In defining supervision participants spoke of the activities of supervision, the nature of the supervisory relationship and identified three key concepts that described the purpose of supervision. The activities of supervision were raising issues and talking through problems: generating solutions. Raising issues gave a starting point from which supervision could begin. The issues raised were seen as emerging from a wide variety of contexts; those that relate to one’s professional and personal self, those that highlight one’s interactions and interventions with clients, and lastly those that relate to the wider context in which the person worked, for example the team or the organisation.

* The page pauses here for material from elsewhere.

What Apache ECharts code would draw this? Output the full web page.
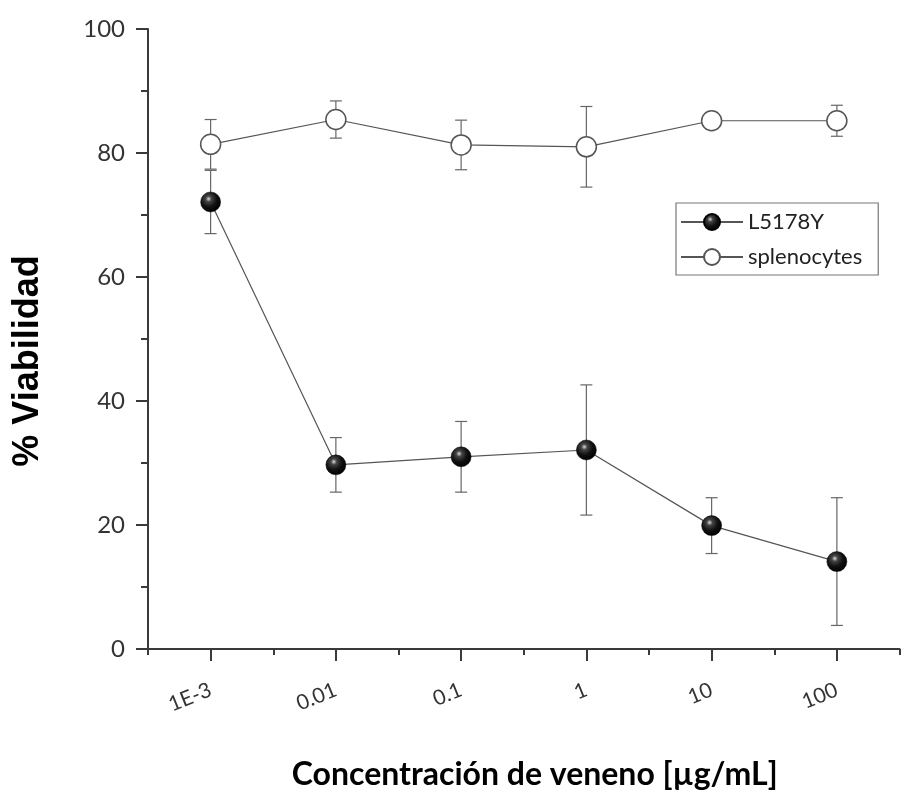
<!DOCTYPE html>
<html>
<head>
<meta charset="utf-8">
<script src="https://cdn.jsdelivr.net/npm/echarts@6/dist/echarts.min.js"></script>
<style>
html,body{margin:0;padding:0;background:#fff;}
#chart{width:901px;height:795px;}
</style>
</head>
<body>
<div id="chart"></div>
<script>
// Concentrations (µg/mL) and tick labels
const concentrations = [0.001, 0.01, 0.1, 1, 10, 100];
const tickLabels = ['1E-3', '0.01', '0.1', '1', '10', '100'];
const seriesNames = ['L5178Y', 'splenocytes'];
// % viability means and error (±)
const l5178yMean = [72.1, 29.7, 31.0, 32.1, 19.9, 14.1];
const l5178yErr  = [5.1, 4.4, 5.7, 10.5, 4.5, 10.3];
const splenoMean = [81.4, 85.4, 81.3, 81.0, 85.2, 85.2];
const splenoErr  = [4.0, 3.0, 4.0, 6.5, 1.0, 2.5];

const logX = concentrations.map(c => Math.log10(c));
const majorTicks = logX.slice();
const minorTicks = [-3.5, -2.5, -1.5, -0.5, 0.5, 1.5, 2.5];

const FONT = 'Lato, "Open Sans", sans-serif';

function points(means) { return logX.map((x, i) => [x, means[i]]); }
function errData(means, errs) { return logX.map((x, i) => [x, means[i] - errs[i], means[i] + errs[i]]); }

function errRender(params, api) {
  const x = api.value(0);
  const lo = api.coord([x, api.value(1)]);
  const hi = api.coord([x, api.value(2)]);
  const hw = 6;
  const style = { stroke: '#666', lineWidth: 1.2 };
  return {
    type: 'group',
    children: [
      { type: 'line', shape: { x1: lo[0], y1: lo[1], x2: hi[0], y2: hi[1] }, style },
      { type: 'line', shape: { x1: lo[0] - hw, y1: lo[1], x2: lo[0] + hw, y2: lo[1] }, style },
      { type: 'line', shape: { x1: hi[0] - hw, y1: hi[1], x2: hi[0] + hw, y2: hi[1] }, style }
    ]
  };
}

const sphere = {
  type: 'radial', x: 0.4, y: 0.35, r: 0.65,
  colorStops: [
    { offset: 0, color: '#d8d8d8' },
    { offset: 0.22, color: '#444' },
    { offset: 0.6, color: '#111' },
    { offset: 1, color: '#000' }
  ]
};

const chart = echarts.init(document.getElementById('chart'), null, { renderer: 'canvas' });
const axisLineStyle = { color: '#3a3a3a', width: 2 };

chart.setOption({
  backgroundColor: '#fff',
  animation: false,
  grid: { left: 148, right: 1.5, top: 29, bottom: 146, containLabel: false, outerBoundsMode: 'none' },
  legend: {
    data: seriesNames,
    orient: 'vertical',
    left: 676, top: 203,
    padding: [8, 16, 7, 4],
    itemWidth: 62, itemHeight: 20, itemGap: 13,
    borderColor: '#777', borderWidth: 1.2,
    textStyle: { fontFamily: FONT, fontSize: 22, color: '#222' }
  },
  xAxis: [
    {
      type: 'value', min: -3.5, max: 2.5,
      splitLine: { show: false },
      axisLine: { show: true, onZero: false, lineStyle: axisLineStyle },
      axisTick: { show: true, length: 12, customValues: majorTicks, lineStyle: axisLineStyle },
      axisLabel: {
        customValues: majorTicks,
        rotate: 22, margin: 40,
        fontFamily: FONT, fontSize: 21, color: '#333',
        formatter: v => { const i = majorTicks.findIndex(t => Math.abs(t - v) < 1e-6); return i >= 0 ? tickLabels[i] : ''; }
      },
      name: 'Concentración de veneno [µg/mL]',
      nameLocation: 'middle', nameGap: 110,
      nameTextStyle: { fontFamily: FONT, fontSize: 32, fontWeight: 'bold', color: '#000', padding: [0, 0, 0, 22] }
    },
    {
      type: 'value', min: -3.5, max: 2.5, position: 'bottom',
      splitLine: { show: false },
      axisLine: { show: false, onZero: false },
      axisTick: { show: true, length: 6, customValues: minorTicks, lineStyle: axisLineStyle },
      axisLabel: { show: false }
    }
  ],
  yAxis: [
    {
      type: 'value', min: 0, max: 100, interval: 20,
      splitLine: { show: false },
      axisLine: { show: true, onZero: false, lineStyle: axisLineStyle },
      axisTick: { show: true, length: 12, lineStyle: axisLineStyle },
      minorTick: { show: true, splitNumber: 2, length: 7, lineStyle: axisLineStyle },
      axisLabel: { margin: 23, fontFamily: FONT, fontSize: 24, color: '#333' },
      name: '% Viabilidad',
      nameLocation: 'middle', nameGap: 102, nameRotate: 90,
      nameTextStyle: { fontFamily: '"Liberation Sans", Arial, sans-serif', fontSize: 36, fontWeight: 'bold', color: '#000', padding: [0, 44, 0, 0] }
    }
  ],
  series: [
    {
      type: 'custom', name: 'L5178Y err', xAxisIndex: 0, z: 1, silent: true,
      renderItem: errRender, data: errData(l5178yMean, l5178yErr), encode: { x: 0, y: [1, 2] }
    },
    {
      type: 'custom', name: 'spleno err', xAxisIndex: 0, z: 1, silent: true,
      renderItem: errRender, data: errData(splenoMean, splenoErr), encode: { x: 0, y: [1, 2] }
    },
    {
      type: 'line', name: 'L5178Y', xAxisIndex: 0, z: 3,
      data: points(l5178yMean),
      symbol: 'circle', symbolSize: 20,
      lineStyle: { color: '#555', width: 1.2 },
      itemStyle: { color: sphere, borderColor: '#000', borderWidth: 0.5 }
    },
    {
      type: 'line', name: 'splenocytes', xAxisIndex: 0, z: 3,
      data: points(splenoMean),
      symbol: 'circle', symbolSize: 20,
      lineStyle: { color: '#555', width: 1.2 },
      itemStyle: { color: '#fff', borderColor: '#555', borderWidth: 1.5 }
    }
  ]
});
</script>
</body>
</html>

Supervisees were clear that the activity of talking through problems: generating solutions was not about being given answers but rather enabling supervisees to work through their own solutions with guidance and support from a supervisor.

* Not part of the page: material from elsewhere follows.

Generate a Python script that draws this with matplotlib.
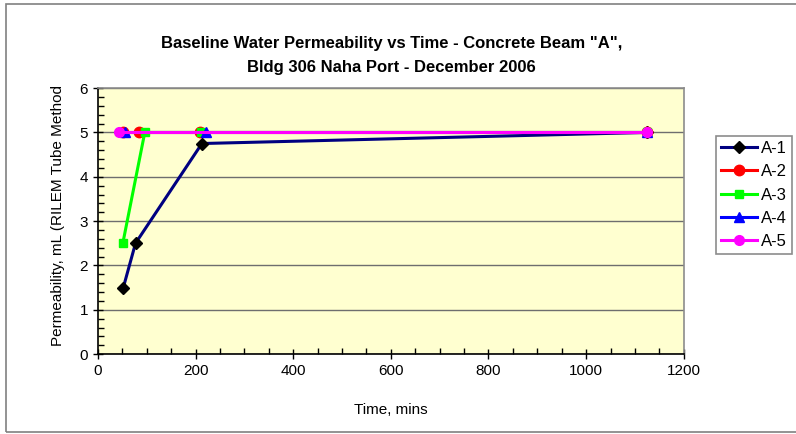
import matplotlib
matplotlib.use('Agg')
import matplotlib.pyplot as plt
from matplotlib.patches import Rectangle
from matplotlib.ticker import MultipleLocator

plt.rcParams['font.family'] = ['Liberation Sans', 'DejaVu Sans']

# ── Data ──────────────────────────────────────────────────
a1_t = [52, 77, 213, 1125]
a1_p = [1.5, 2.5, 4.75, 5.0]
a2_t = [51, 84, 209, 1125]
a2_p = [5.0, 5.0, 5.0, 5.0]
a3_t = [51, 96, 211, 1125]
a3_p = [2.5, 5.0, 5.0, 5.0]
a4_t = [55, 222, 1125]
a4_p = [5.0, 5.0, 5.0]
a5_t = [43, 1125]
a5_p = [5.0, 5.0]

series = [
    ('A-1', a1_t, a1_p, '#000080', 'D', 'black', 6.5),
    ('A-2', a2_t, a2_p, '#FF0000', 'o', '#FF0000', 7.5),
    ('A-3', a3_t, a3_p, '#00FF00', 's', '#00FF00', 6),
    ('A-4', a4_t, a4_p, '#0000FF', '^', '#0000FF', 7),
    ('A-5', a5_t, a5_p, '#FF00FF', 'o', '#FF00FF', 7),
]

fig = plt.figure(figsize=(7.96, 4.34), dpi=100)
fig.patches.append(Rectangle((0.008, 0.005), 1.2, 0.985, transform=fig.transFigure,
                             fill=False, edgecolor='#808080', linewidth=1.2))

ax = fig.add_axes([0.123, 0.184, 0.736, 0.613])
ax.set_facecolor('#FFFFD0')

for lbl, t, p, c, m, mc, ms in series:
    ax.plot(t, p, color=c, linewidth=2.2, marker=m, markersize=ms,
            markerfacecolor=mc, markeredgecolor=mc, label=lbl, zorder=3)

ax.set_xlim(0, 1200)
ax.set_ylim(0, 6)
ax.xaxis.set_major_locator(MultipleLocator(200))
ax.xaxis.set_minor_locator(MultipleLocator(50))
ax.yaxis.set_major_locator(MultipleLocator(1))
ax.yaxis.set_minor_locator(MultipleLocator(0.2))
ax.tick_params(which='major', direction='inout', length=7, width=1, labelsize=11)
ax.tick_params(which='minor', direction='in', length=4, width=1)
ax.grid(axis='y', which='major', color='#6e6e6e', linewidth=1, zorder=1)
ax.set_axisbelow(True)

for s in ['top', 'right']:
    ax.spines[s].set_color('#8c8c8c')
    ax.spines[s].set_linewidth(1.2)
for s in ['left', 'bottom']:
    ax.spines[s].set_color('black')
    ax.spines[s].set_linewidth(1.2)

ax.set_xlabel('Time, mins', fontsize=11, labelpad=18)
ax.set_ylabel('Permeability, mL (RILEM Tube Method', fontsize=11)
ax.yaxis.set_label_coords(-0.057, 0.52)

fig.text(0.492, 0.872, 'Baseline Water Permeability vs Time - Concrete Beam "A",\nBldg 306 Naha Port - December 2006',
         ha='center', va='center', fontsize=12, fontweight='bold', linespacing=1.7)

leg = ax.legend(loc='upper left', bbox_to_anchor=(0.899, 0.687), bbox_transform=fig.transFigure,
                fontsize=12, frameon=True, fancybox=False, borderpad=0.3, labelspacing=0.5,
                handlelength=2.2, handletextpad=0.2, borderaxespad=0)
leg.get_frame().set_edgecolor('#707070')
leg.get_frame().set_linewidth(1.2)

plt.savefig('out.png', dpi=100)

The quality and nature of the supervisory relationship was seen as critical to the effectiveness of these activities. In defining supervision participants described the nature of the supervisory relationship as one of mentoring which suggests as important the notion of nurturing within the relationship. All of the participants saw that the supervisory relationship must be supportive and trusting. These concepts provided a picture of a relationship that should be non-judgemental, respectful, encouraging, and that felt caring. It excluded the elements of oversight, checking and evaluation indicated in much of the literature. Interestingly mentoring was a term that was less frequently used as the interviews progressed and the characteristics of a supervisor became clearer.

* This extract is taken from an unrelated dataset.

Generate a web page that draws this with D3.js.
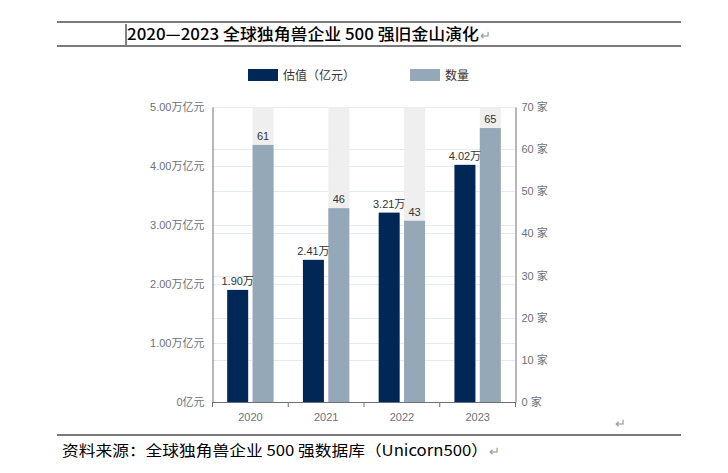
<!DOCTYPE html>
<html><head><meta charset="utf-8">
<script src="https://cdn.jsdelivr.net/npm/d3@7/dist/d3.min.js"></script>
<style>
html,body{margin:0;padding:0;background:#fff;}
svg{display:block;}
</style></head>
<body>
<svg id="c" width="728" height="473"></svg>
<script>
const categories = ["2020", "2021", "2022", "2023"];
const valuation = [1.90, 2.41, 3.21, 4.02];      // 万亿元
const counts = [61, 46, 43, 65];                // 家
const valuationLabels = ["1.90万", "2.41万", "3.21万", "4.02万"];
const leftTicks = [0, 1, 2, 3, 4, 5];
const leftTickLabels = ["0亿元", "1.00万亿元", "2.00万亿元", "3.00万亿元", "4.00万亿元", "5.00万亿元"];
const rightTicks = [0, 10, 20, 30, 40, 50, 60, 70];
const rightTickLabels = ["0 家", "10 家", "20 家", "30 家", "40 家", "50 家", "60 家", "70 家"];
const seriesNames = ["估值（亿元）", "数量"];
const titleText = "2020—2023 全球独角兽企业 500 强旧金山演化";
const sourceText = "资料来源：全球独角兽企业 500 强数据库（Unicorn500）";

const svg = d3.select("#c");
const navy = "#002755", grey = "#94a8b8", bg = "#efefef";
const axisColor = "#6E7079", gridColor = "#E6EAF3";
const font = "'Liberation Sans','Noto Sans CJK SC',sans-serif";
const cjk = "'Noto Sans CJK SC','Liberation Sans',sans-serif";

// document-style title and rules
svg.append("line").attr("x1", 57).attr("x2", 681).attr("y1", 22).attr("y2", 22).attr("stroke", "#7a7a7a").attr("stroke-width", 2);
svg.append("line").attr("x1", 57).attr("x2", 681).attr("y1", 46).attr("y2", 46).attr("stroke", "#7a7a7a").attr("stroke-width", 2);
svg.append("line").attr("x1", 126).attr("x2", 126).attr("y1", 24).attr("y2", 45).attr("stroke", "#000").attr("stroke-width", 1);
svg.append("text").attr("x", 127).attr("y", 40).attr("font-family", cjk).attr("font-size", 16).attr("font-weight", 500)
  .attr("fill", "#000").attr("textLength", 352).attr("lengthAdjust", "spacingAndGlyphs").text(titleText);
svg.append("text").attr("x", 480).attr("y", 40).attr("font-family", cjk).attr("font-size", 13).attr("fill", "#999").text("↵");

svg.append("line").attr("x1", 57).attr("x2", 681).attr("y1", 435).attr("y2", 435).attr("stroke", "#7a7a7a").attr("stroke-width", 2);
svg.append("text").attr("x", 62).attr("y", 456).attr("font-family", cjk).attr("font-size", 15)
  .attr("fill", "#000").attr("textLength", 426).attr("lengthAdjust", "spacingAndGlyphs").text(sourceText);
svg.append("text").attr("x", 489).attr("y", 456).attr("font-family", cjk).attr("font-size", 13).attr("fill", "#999").text("↵");
svg.append("text").attr("x", 615).attr("y", 428).attr("font-family", cjk).attr("font-size", 13).attr("fill", "#999").text("↵");

// chart
const x0 = 212.5, x1 = 515.5, yTop = 107, yBot = 402;
const x = d3.scaleBand().domain(categories).range([x0, x1]).paddingInner(0).paddingOuter(0);
const xi = d3.scaleBand().domain([0, 1]).range([0, x.bandwidth()]).paddingInner(0.173).paddingOuter(0.578);
const yL = d3.scaleLinear().domain([0, 5]).range([yBot, yTop]);
const yR = d3.scaleLinear().domain([0, 70]).range([yBot, yTop]);

const g = svg.append("g");
// grid lines
g.selectAll(".gl").data(leftTicks.slice(1)).enter().append("line")
  .attr("x1", x0).attr("x2", x1).attr("y1", d => Math.round(yL(d)) + 0.5).attr("y2", d => Math.round(yL(d)) + 0.5)
  .attr("stroke", gridColor).attr("stroke-width", 1);
g.selectAll(".gr").data(rightTicks.slice(1, -1)).enter().append("line")
  .attr("x1", x0).attr("x2", x1).attr("y1", d => Math.round(yR(d)) + 0.5).attr("y2", d => Math.round(yR(d)) + 0.5)
  .attr("stroke", gridColor).attr("stroke-width", 1);

// background for count series
g.selectAll(".bg").data(categories).enter().append("rect")
  .attr("x", d => x(d) + xi(1)).attr("width", xi.bandwidth())
  .attr("y", yTop).attr("height", yBot - yTop).attr("fill", bg);

// bars
g.selectAll(".bv").data(valuation).enter().append("rect")
  .attr("x", (d, i) => x(categories[i]) + xi(0)).attr("width", xi.bandwidth())
  .attr("y", d => yL(d)).attr("height", d => yBot - yL(d)).attr("fill", navy);
g.selectAll(".bc").data(counts).enter().append("rect")
  .attr("x", (d, i) => x(categories[i]) + xi(1)).attr("width", xi.bandwidth())
  .attr("y", d => yR(d)).attr("height", d => yBot - yR(d)).attr("fill", grey);

// bar labels
g.selectAll(".lv").data(valuation).enter().append("text")
  .attr("x", (d, i) => x(categories[i]) + xi(0) + xi.bandwidth() / 2).attr("y", d => yL(d) - 5)
  .attr("text-anchor", "middle").attr("font-family", font).attr("font-size", 11).attr("fill", "#333")
  .text((d, i) => valuationLabels[i]);
g.selectAll(".lc").data(counts).enter().append("text")
  .attr("x", (d, i) => x(categories[i]) + xi(1) + xi.bandwidth() / 2).attr("y", d => yR(d) - 5)
  .attr("text-anchor", "middle").attr("font-family", font).attr("font-size", 11).attr("fill", "#333")
  .text(d => d);

// axes
const axL = d3.axisLeft(yL).tickValues(leftTicks).tickSize(0).tickPadding(8).tickFormat((d, i) => leftTickLabels[i]);
const axR = d3.axisRight(yR).tickValues(rightTicks).tickSize(0).tickPadding(6).tickFormat((d, i) => rightTickLabels[i]);
const axB = d3.axisBottom(x).tickSize(0).tickPadding(11);

function style(sel) {
  sel.select(".domain").attr("stroke", axisColor);
  sel.selectAll("text").attr("font-family", font).attr("font-size", 11).attr("fill", axisColor);
}
svg.append("g").attr("transform", `translate(${x0},0)`).call(axL).call(style);
svg.append("g").attr("transform", `translate(${x1},0)`).call(axR).call(style);
const gb = svg.append("g").attr("transform", `translate(0,${yBot})`).call(axB).call(style);
// boundary ticks on x axis
gb.selectAll(".bt").data(categories.concat(["end"])).enter().append("line")
  .attr("x1", (d, i) => i < categories.length ? x(d) : x1).attr("x2", (d, i) => i < categories.length ? x(d) : x1)
  .attr("y1", 0).attr("y2", 5).attr("stroke", axisColor);

// legend
const lg = svg.append("g");
const legendItems = [{ name: seriesNames[0], color: navy, x: 248 }, { name: seriesNames[1], color: grey, x: 410 }];
legendItems.forEach(it => {
  lg.append("rect").attr("x", it.x).attr("y", 69).attr("width", 30).attr("height", 12).attr("fill", it.color);
  lg.append("text").attr("x", it.x + 35).attr("y", 79.5).attr("font-family", font).attr("font-size", 12)
    .attr("fill", "#333").text(it.name);
});
</script>
</body></html>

For participants the purpose of supervision related to three key concepts; keeping safe, the opportunity for reflecting on practice and the provision of knowledge by the supervisor. Participants were concerned that their role and practice as an occupational therapist put them at risk. They felt at risk firstly by, being in situations where they might find their competence questioned. Secondly, due to the nature of working with people who were under stress or thirdly where they themselves felt physically or psychologically unsafe. Having a means to explore ways of keeping safe was therefore essential. Supporting this by looking at what they were doing in practice and how they were doing it, through reflection on practice and the feedback they received when involved in reflection were important purposes of supervision. Not all therapists have sufficient experience or resources for the variety of challenges that arise within their work place, particularly those new to occupational therapy or those settling into a new role. For these people the provision of knowledge is important. More skilled therapists likewise acknowledged that the knowledge supervisors impart as a part of offering different perspectives or suggesting resources is beneficial.
What really struck me about how the participants defined supervision is that they were showing that they saw that this was a process that could work for them. They clearly wanted to be able to lead in the supervision by having a system that enabled them to work through their own challenges, and at the end to feel that they had come to their own solutions. I think the other thing that strikes you is the committment the therapists were wanting to make to ensure that they were continuing to grow as therapists. In looking at the ability technology now gives us we clearly need to ask if there is a role for web 2 and the internet in this process.